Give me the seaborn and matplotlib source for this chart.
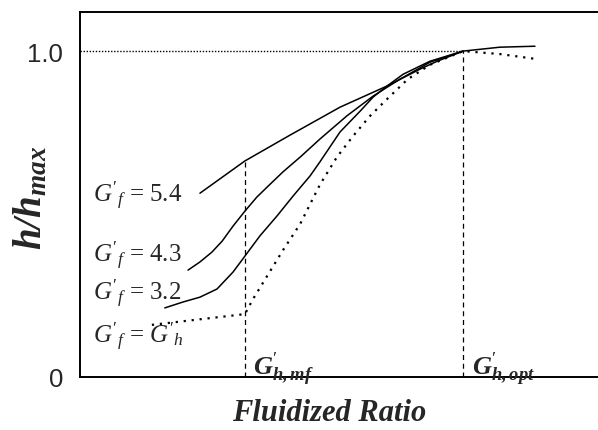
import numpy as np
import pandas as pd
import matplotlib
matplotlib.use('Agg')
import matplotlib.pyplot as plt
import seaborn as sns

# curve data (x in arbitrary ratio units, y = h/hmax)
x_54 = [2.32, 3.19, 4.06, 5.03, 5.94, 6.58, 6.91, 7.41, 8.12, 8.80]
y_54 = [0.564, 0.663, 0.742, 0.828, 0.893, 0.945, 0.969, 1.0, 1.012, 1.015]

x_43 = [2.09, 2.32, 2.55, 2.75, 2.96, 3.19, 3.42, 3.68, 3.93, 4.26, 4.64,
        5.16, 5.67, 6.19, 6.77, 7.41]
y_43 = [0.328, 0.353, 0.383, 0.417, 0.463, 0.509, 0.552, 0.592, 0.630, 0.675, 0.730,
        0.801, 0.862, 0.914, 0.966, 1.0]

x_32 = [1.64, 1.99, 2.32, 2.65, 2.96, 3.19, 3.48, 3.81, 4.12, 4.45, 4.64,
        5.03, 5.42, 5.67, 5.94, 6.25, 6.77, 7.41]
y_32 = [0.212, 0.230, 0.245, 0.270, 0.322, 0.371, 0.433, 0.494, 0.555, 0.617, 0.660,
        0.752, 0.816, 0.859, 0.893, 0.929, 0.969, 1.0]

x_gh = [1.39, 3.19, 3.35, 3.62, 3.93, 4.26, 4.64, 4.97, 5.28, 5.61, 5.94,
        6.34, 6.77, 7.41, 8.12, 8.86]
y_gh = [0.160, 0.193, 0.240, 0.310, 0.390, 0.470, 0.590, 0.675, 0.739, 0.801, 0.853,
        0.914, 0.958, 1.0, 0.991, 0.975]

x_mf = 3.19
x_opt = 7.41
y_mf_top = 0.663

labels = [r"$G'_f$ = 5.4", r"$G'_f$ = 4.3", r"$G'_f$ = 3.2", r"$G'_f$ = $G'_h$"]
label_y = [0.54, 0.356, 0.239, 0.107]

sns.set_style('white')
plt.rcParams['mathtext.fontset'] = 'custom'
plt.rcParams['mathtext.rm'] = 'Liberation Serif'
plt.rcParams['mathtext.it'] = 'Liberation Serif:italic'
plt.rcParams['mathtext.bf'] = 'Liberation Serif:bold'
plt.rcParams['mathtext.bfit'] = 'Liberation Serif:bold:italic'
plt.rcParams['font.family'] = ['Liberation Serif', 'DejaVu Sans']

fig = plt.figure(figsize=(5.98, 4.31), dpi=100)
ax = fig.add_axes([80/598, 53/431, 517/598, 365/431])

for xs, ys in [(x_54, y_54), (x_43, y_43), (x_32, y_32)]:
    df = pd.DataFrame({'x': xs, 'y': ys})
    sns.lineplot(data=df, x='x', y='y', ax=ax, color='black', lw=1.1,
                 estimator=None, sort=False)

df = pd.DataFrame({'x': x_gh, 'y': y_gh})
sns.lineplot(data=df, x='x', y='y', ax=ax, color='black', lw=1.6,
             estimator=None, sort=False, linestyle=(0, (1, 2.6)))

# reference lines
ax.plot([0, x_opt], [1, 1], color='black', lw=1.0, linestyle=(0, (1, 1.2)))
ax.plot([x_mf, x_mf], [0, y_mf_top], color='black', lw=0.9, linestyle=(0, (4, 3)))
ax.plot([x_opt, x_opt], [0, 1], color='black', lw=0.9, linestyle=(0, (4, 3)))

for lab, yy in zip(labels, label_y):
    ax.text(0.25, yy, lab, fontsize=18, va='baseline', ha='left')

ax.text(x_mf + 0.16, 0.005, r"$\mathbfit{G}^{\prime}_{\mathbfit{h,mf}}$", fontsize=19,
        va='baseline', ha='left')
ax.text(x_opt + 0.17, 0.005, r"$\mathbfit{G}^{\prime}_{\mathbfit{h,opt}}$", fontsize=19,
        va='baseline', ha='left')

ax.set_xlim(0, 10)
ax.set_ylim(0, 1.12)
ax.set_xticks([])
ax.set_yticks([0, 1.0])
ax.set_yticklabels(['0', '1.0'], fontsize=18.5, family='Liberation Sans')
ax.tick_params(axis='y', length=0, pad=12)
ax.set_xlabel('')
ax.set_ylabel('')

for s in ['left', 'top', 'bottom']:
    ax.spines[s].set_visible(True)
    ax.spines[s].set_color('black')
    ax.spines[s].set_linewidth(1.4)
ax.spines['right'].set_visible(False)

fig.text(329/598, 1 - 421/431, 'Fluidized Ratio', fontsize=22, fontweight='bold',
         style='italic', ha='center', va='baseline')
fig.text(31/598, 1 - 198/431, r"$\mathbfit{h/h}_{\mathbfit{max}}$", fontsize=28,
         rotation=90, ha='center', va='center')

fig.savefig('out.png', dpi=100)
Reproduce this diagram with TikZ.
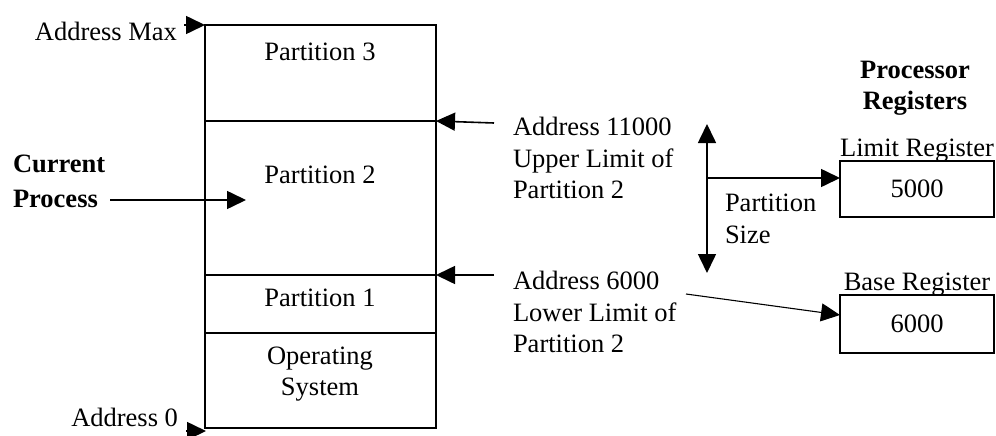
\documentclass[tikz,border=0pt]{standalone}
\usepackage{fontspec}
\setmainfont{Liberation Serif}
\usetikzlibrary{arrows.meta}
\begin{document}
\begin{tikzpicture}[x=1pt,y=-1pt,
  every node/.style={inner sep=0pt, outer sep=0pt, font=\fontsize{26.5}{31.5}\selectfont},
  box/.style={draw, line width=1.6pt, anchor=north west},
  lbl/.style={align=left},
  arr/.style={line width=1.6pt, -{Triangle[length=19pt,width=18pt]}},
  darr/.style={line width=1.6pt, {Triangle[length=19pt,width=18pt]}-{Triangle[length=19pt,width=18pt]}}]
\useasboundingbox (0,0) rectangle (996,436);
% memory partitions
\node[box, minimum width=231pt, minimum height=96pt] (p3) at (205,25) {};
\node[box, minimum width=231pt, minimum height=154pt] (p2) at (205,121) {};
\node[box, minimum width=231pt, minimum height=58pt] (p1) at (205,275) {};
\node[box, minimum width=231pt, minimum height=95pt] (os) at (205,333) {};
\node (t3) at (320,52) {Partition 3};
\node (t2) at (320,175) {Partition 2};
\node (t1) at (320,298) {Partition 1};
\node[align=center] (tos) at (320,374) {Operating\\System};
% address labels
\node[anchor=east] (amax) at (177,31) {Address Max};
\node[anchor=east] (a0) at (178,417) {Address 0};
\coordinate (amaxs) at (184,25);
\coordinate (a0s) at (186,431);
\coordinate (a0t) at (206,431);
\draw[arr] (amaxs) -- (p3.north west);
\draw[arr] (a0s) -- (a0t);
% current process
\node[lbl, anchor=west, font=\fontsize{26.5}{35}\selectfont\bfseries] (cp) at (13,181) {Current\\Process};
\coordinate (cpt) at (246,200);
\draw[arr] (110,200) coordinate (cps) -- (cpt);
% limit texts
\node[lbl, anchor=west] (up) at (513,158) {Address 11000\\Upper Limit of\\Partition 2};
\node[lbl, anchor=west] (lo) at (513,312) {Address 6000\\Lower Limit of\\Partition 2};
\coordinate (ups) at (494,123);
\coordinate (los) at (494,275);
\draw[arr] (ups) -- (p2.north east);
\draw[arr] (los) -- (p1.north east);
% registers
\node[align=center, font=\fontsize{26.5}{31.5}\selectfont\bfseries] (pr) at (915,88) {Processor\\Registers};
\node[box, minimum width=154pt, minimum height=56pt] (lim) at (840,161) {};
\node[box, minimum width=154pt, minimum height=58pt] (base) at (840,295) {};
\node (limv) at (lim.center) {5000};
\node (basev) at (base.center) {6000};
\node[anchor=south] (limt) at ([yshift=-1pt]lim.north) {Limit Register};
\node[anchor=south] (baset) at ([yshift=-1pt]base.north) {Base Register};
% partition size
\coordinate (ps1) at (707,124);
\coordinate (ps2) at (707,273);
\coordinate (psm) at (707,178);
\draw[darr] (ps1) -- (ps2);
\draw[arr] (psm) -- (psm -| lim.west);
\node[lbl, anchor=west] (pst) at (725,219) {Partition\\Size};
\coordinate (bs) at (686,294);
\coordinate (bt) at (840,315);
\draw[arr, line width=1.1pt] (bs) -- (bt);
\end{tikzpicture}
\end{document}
========
▸ **THE REQUEST**
Among the records above, how many lines carry the string "matplotlib"? Reply with the number alone.

▸ **RESULT OF THE EXERCISE**
4